* _EXERCISE AIM_:
Give back, word for word, only the lines from the opening of the records through the one with "(cond.south) to ([xshift=-31pt]val.north);". Pictures stay out.
— Start INPUT ROWS —
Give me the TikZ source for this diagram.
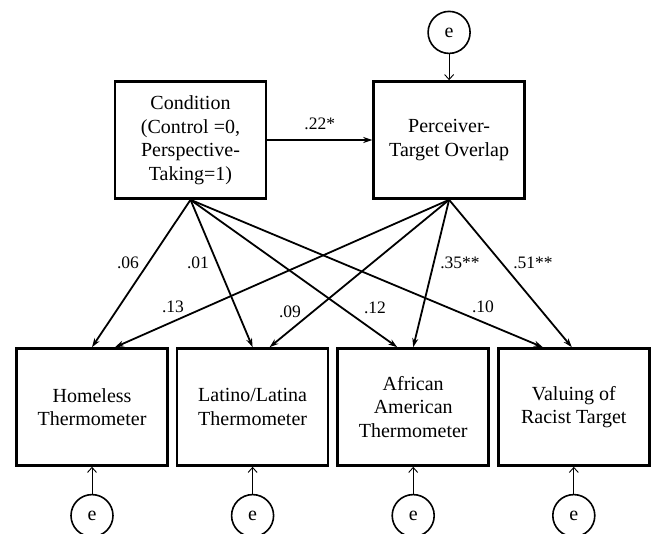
\documentclass[tikz,border=0pt]{standalone}
\usepackage{fontspec}
\setmainfont{Liberation Serif}
\usetikzlibrary{positioning,arrows.meta}

\begin{document}
\begin{tikzpicture}[x=1pt,y=-1pt,>={Stealth[length=9pt,width=6pt]},
    var node/.style={rectangle,draw,line width=2.6pt,minimum width=151pt,minimum height=117pt,inner sep=2pt,align=center,font=\fontsize{20}{23.5}\selectfont},
    err node/.style={circle,draw,line width=1.6pt,minimum size=42pt,inner sep=0pt,font=\fontsize{20}{23.5}\selectfont},
    effect/.style={->,line width=1.8pt},
    err arrow/.style={-{Straight Barb[length=5pt,width=9pt]},line width=0.9pt},
    coef/.style={inner sep=0pt,font=\fontsize{17.5}{20}\selectfont}]

            \useasboundingbox (0,0) rectangle (656,534);

            % predictor and mediator
            \node[var node] (cond) at (190.5,140) {Condition\\(Control =0,\\Perspective-\\Taking=1)};
            \node[var node] (perc) [right=105pt of cond] {Perceiver-\\Target Overlap};

            % outcomes
            \node[var node] (hom) at (92,407) {Homeless\\Thermometer};
            \node[var node] (lat) [right=7pt of hom] {Latino/Latina\\Thermometer};
            \node[var node] (afr) [right=7pt of lat] {African\\American\\Thermometer};
            \node[var node] (val) [right=7pt of afr] {Valuing of\\Racist Target};

            % error terms
            \node[err node] (eperc) [above=26pt of perc] {e};
            \node[err node] (ehom) [below=27pt of hom] {e};
            \node[err node] (elat) [below=27pt of lat] {e};
            \node[err node] (eafr) [below=27pt of afr] {e};
            \node[err node] (eval) [below=27pt of val] {e};

            \draw[effect] (cond) to node[coef, above=9pt] (l22) {.22*} (perc);

            \draw[effect] (cond.south) to (hom.north);
            \draw[effect] (cond.south) to (lat.north);
            \draw[effect] (cond.south) to ([xshift=-16pt]afr.north);
            \draw[effect] (cond.south) to ([xshift=-31pt]val.north);

            \draw[effect] (perc.south) to ([xshift=23pt]hom.north);
            \draw[effect] (perc.south) to ([xshift=17pt]lat.north);
            \draw[effect] (perc.south) to (afr.north);
            \draw[effect] (perc.south) to ([xshift=-2pt]val.north);

            \node[coef] (l06) at (128,263) {.06};
            \node[coef] (l01) at (198,263) {.01};
            \node[coef] (l35) at (460,263) {.35**};
            \node[coef] (l51) at (533,263) {.51**};
            \node[coef] (l13) at (173,307) {.13};
            \node[coef] (l09) at (290,312) {.09};
            \node[coef] (l12) at (375,308) {.12};
            \node[coef] (l10) at (483,307) {.10};

            \draw[err arrow] (eperc) to (perc);
            \draw[err arrow] (ehom) to (hom);
            \draw[err arrow] (elat) to (lat);
            \draw[err arrow] (eafr) to (afr);
            \draw[err arrow] (eval) to (val);

            ;
        \end{tikzpicture}
\end{document}
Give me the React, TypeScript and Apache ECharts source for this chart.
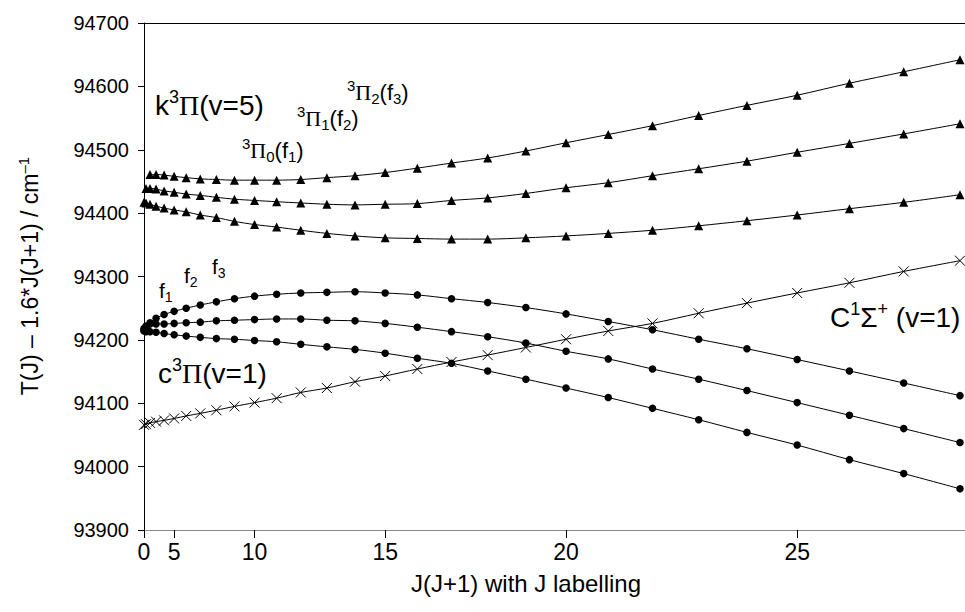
— End INPUT ROWS —
* _FINAL RESULT_:
Give me the TikZ source for this diagram.
\documentclass[tikz,border=0pt]{standalone}
\usepackage{fontspec}
\setmainfont{Liberation Serif}
\usetikzlibrary{positioning,arrows.meta}

\begin{document}
\begin{tikzpicture}[x=1pt,y=-1pt,>={Stealth[length=9pt,width=6pt]},
    var node/.style={rectangle,draw,line width=2.6pt,minimum width=151pt,minimum height=117pt,inner sep=2pt,align=center,font=\fontsize{20}{23.5}\selectfont},
    err node/.style={circle,draw,line width=1.6pt,minimum size=42pt,inner sep=0pt,font=\fontsize{20}{23.5}\selectfont},
    effect/.style={->,line width=1.8pt},
    err arrow/.style={-{Straight Barb[length=5pt,width=9pt]},line width=0.9pt},
    coef/.style={inner sep=0pt,font=\fontsize{17.5}{20}\selectfont}]

            \useasboundingbox (0,0) rectangle (656,534);

            % predictor and mediator
            \node[var node] (cond) at (190.5,140) {Condition\\(Control =0,\\Perspective-\\Taking=1)};
            \node[var node] (perc) [right=105pt of cond] {Perceiver-\\Target Overlap};

            % outcomes
            \node[var node] (hom) at (92,407) {Homeless\\Thermometer};
            \node[var node] (lat) [right=7pt of hom] {Latino/Latina\\Thermometer};
            \node[var node] (afr) [right=7pt of lat] {African\\American\\Thermometer};
            \node[var node] (val) [right=7pt of afr] {Valuing of\\Racist Target};

            % error terms
            \node[err node] (eperc) [above=26pt of perc] {e};
            \node[err node] (ehom) [below=27pt of hom] {e};
            \node[err node] (elat) [below=27pt of lat] {e};
            \node[err node] (eafr) [below=27pt of afr] {e};
            \node[err node] (eval) [below=27pt of val] {e};

            \draw[effect] (cond) to node[coef, above=9pt] (l22) {.22*} (perc);

            \draw[effect] (cond.south) to (hom.north);
            \draw[effect] (cond.south) to (lat.north);
            \draw[effect] (cond.south) to ([xshift=-16pt]afr.north);
            \draw[effect] (cond.south) to ([xshift=-31pt]val.north);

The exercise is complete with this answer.